Scene at Gougaune Barra

Scene at Gougaune Barra

A little to the east of the island the waters issue from the lake, and form the head of the River Lee, which at this point is so shallow that it may be crossed by a few stepping-stones. From thence it pours its irregular course over huge ledges and masses of rock—now sweeping onward headlong, and now pausing in dark eddying pools through the rugged valley, until it reaches Lough Allua. Before quitting this neighbourhood I visited the Pass of Keimaneigh, which, for picturesque though gloomy grandeur, I have never seen surpassed, even in this region of romantic glens and mountain denies. Through this pass runs the highroad from Macroom to Bantry, having the appearance of being excavated between the precipitous crags, that, rising on either hand, assume the resemblance of fantastic piles and antique ruins, clothed with mosses and lichens, with here and there the green holly and ivy, contributing by the richness of their tints to the beauty of the scene.
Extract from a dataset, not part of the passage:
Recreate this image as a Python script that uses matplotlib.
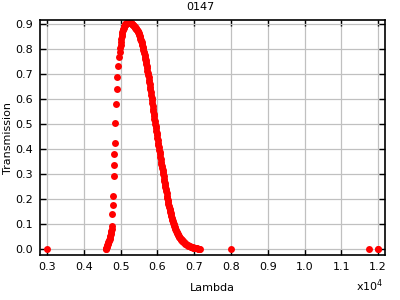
import matplotlib
matplotlib.use("Agg")
import matplotlib.pyplot as plt
from matplotlib.ticker import FuncFormatter, MultipleLocator

# wavelength (Angstrom) and transmission
lam_foot = [4590, 4600, 4610, 4620, 4630, 4640, 4650, 4660, 4670, 4680,
            4690, 4700, 4710, 4720, 4730, 4740, 4750, 4760, 4770]
tr_foot = [0.000, 0.002, 0.005, 0.008, 0.011, 0.015, 0.019, 0.023, 0.027, 0.032,
           0.037, 0.042, 0.048, 0.054, 0.060, 0.067, 0.074, 0.082, 0.092]

lam_rise = [4778, 4786, 4794, 4810, 4820, 4830, 4840, 4855, 4868, 4890,
            4912, 4935, 4958, 4975, 4990, 5000, 5010, 5020, 5030, 5040,
            5050, 5060, 5070, 5080, 5090, 5100, 5110, 5120, 5130, 5140,
            5150, 5160, 5170, 5180, 5190, 5200, 5210, 5220, 5230]
tr_rise = [0.140, 0.176, 0.212, 0.292, 0.336, 0.379, 0.423, 0.503, 0.580, 0.640,
           0.690, 0.733, 0.770, 0.790, 0.805, 0.818, 0.830, 0.842, 0.853, 0.862,
           0.869, 0.875, 0.880, 0.884, 0.888, 0.892, 0.895, 0.897, 0.899, 0.901,
           0.902, 0.903, 0.904, 0.905, 0.905, 0.906, 0.906, 0.906, 0.906]

lam_fall = [5240, 5250, 5260, 5270, 5280, 5290, 5300, 5310, 5320, 5330,
            5340, 5350, 5360, 5370, 5380, 5390, 5400, 5410, 5420, 5430,
            5440, 5450, 5460, 5470, 5480, 5490, 5500, 5510, 5520, 5530,
            5540, 5550, 5560, 5570, 5580, 5590, 5600, 5610, 5620, 5630,
            5640, 5650, 5660, 5670, 5680, 5690, 5700, 5710, 5720, 5730,
            5740, 5750, 5760, 5770, 5780, 5790, 5800, 5810, 5820, 5830,
            5840, 5850, 5860, 5870, 5880, 5890, 5900, 5910, 5920, 5930,
            5940, 5950, 5960, 5970, 5980, 5990, 6000, 6010, 6020, 6030,
            6040, 6050, 6060, 6070, 6080, 6090, 6100, 6110, 6120, 6130,
            6140, 6150, 6160, 6170, 6180, 6190, 6200, 6210, 6220, 6230,
            6240, 6250, 6260, 6270, 6280, 6290, 6300, 6310, 6320, 6330,
            6340, 6350, 6360, 6370, 6380, 6390, 6400, 6410, 6420, 6430,
            6440, 6450, 6460, 6470, 6480, 6490, 6500, 6510, 6520, 6530,
            6540, 6550, 6560, 6570, 6580, 6590, 6600, 6610, 6620, 6630,
            6640, 6650, 6660, 6670, 6680, 6690, 6700, 6720, 6740, 6760,
            6780, 6800, 6820, 6840, 6860, 6880, 6900, 6920, 6940, 6960,
            6980, 7000, 7020, 7040, 7060, 7080, 7100, 7120, 7140, 7160]
tr_fall = [0.906, 0.906, 0.905, 0.905, 0.904, 0.903, 0.902, 0.901, 0.899, 0.898,
           0.896, 0.895, 0.893, 0.891, 0.889, 0.887, 0.885, 0.883, 0.881, 0.879,
           0.877, 0.875, 0.872, 0.870, 0.867, 0.864, 0.861, 0.857, 0.852, 0.847,
           0.842, 0.837, 0.832, 0.827, 0.821, 0.816, 0.810, 0.804, 0.797, 0.790,
           0.783, 0.776, 0.769, 0.762, 0.755, 0.748, 0.740, 0.732, 0.723, 0.714,
           0.705, 0.696, 0.687, 0.678, 0.669, 0.660, 0.650, 0.639, 0.628, 0.617,
           0.606, 0.595, 0.584, 0.573, 0.562, 0.551, 0.540, 0.531, 0.521, 0.512,
           0.502, 0.493, 0.483, 0.474, 0.464, 0.455, 0.445, 0.436, 0.426, 0.417,
           0.407, 0.398, 0.388, 0.379, 0.369, 0.360, 0.350, 0.342, 0.333, 0.325,
           0.316, 0.308, 0.299, 0.291, 0.282, 0.274, 0.265, 0.257, 0.248, 0.240,
           0.231, 0.223, 0.214, 0.206, 0.197, 0.189, 0.180, 0.173, 0.167, 0.161,
           0.155, 0.149, 0.143, 0.137, 0.131, 0.126, 0.120, 0.115, 0.111, 0.106,
           0.102, 0.097, 0.093, 0.088, 0.084, 0.079, 0.075, 0.072, 0.069, 0.066,
           0.064, 0.061, 0.058, 0.055, 0.053, 0.050, 0.048, 0.046, 0.044, 0.042,
           0.040, 0.038, 0.037, 0.035, 0.033, 0.031, 0.030, 0.027, 0.025, 0.022,
           0.020, 0.018, 0.016, 0.014, 0.013, 0.011, 0.010, 0.009, 0.008, 0.007,
           0.006, 0.005, 0.004, 0.004, 0.003, 0.003, 0.002, 0.001, 0.001, 0.000]

lam_extra = [3000, 8000, 11750, 11985, 12000]
tr_extra = [0.0, 0.0, 0.0, 0.0, 0.0]

lam = lam_extra[:1] + lam_foot + lam_rise + lam_fall + lam_extra[1:]
tr = tr_extra[:1] + tr_foot + tr_rise + tr_fall + tr_extra[1:]

plt.rcParams["font.family"] = "DejaVu Sans"
plt.rcParams["font.size"] = 8

fig = plt.figure(figsize=(4, 3), dpi=100)
ax = fig.add_axes([0.1, 0.15, 0.8625, 0.783])

ax.grid(True, color="#c0c0c0", linewidth=0.9)
ax.set_axisbelow(True)
ax.plot(lam, tr, linestyle="none", marker="o", markersize=5.0,
        markeredgewidth=0, color="#ff0000")

ax.set_xlim(2810, 12185)
ax.set_ylim(-0.024, 0.916)
ax.xaxis.set_major_locator(MultipleLocator(1000))
ax.yaxis.set_major_locator(MultipleLocator(0.1))
ax.xaxis.set_major_formatter(FuncFormatter(lambda v, p: "%.1f" % (v / 1e4)))
ax.yaxis.set_major_formatter(FuncFormatter(lambda v, p: "%.1f" % abs(round(v, 2))))
ax.tick_params(direction="in", top=True, right=True, length=4, width=1,
               labelsize=8, pad=5)
for s in ax.spines.values():
    s.set_linewidth(1.2)

# title sits at the figure centre, not the axes centre
fig.text(0.5, 0.975, "0147", fontsize=8, ha="center", va="center")
ax.set_xlabel("Lambda", fontsize=8, labelpad=8)
ax.set_ylabel("Transmission", fontsize=8, labelpad=2)
fig.text(0.9575, 0.02, "x10$^4$", fontsize=8, ha="right", va="bottom")

fig.savefig("out.png", dpi=100)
Even the arbutus, which by many is supposed to be peculiar to Killarney, is found here interspersed through the overhanging rocks. "We behold with wonder," says an agreeable writer, "this and the ash, and other hardy plants and shrubs, growing at immense heights overhead—tufting crags, inaccessible to the human foot, while we are astonished to think how they got there. The London-pride grows here, and on the surrounding mountains, as well as amongst the ruins of Gougaune Barra, in the most astonishing profusion. On the mountains of Turk and Mangerton, near Killarney, it is met with in great abundance; but its profusion in the neighbourhood of the Lee far exceeds all comparison." Having completed my examination of Keimaneigh, I began to retrace my route to Macroom, highly gratified with my visit to these romantic scenes; which, had they been found in almost any other part of Europe, would have been a favourite pilgrimage for those lovers of the picturesque, who haunt the Rhine and traverse the Alps in search of nature in her wild and beautiful solitudes.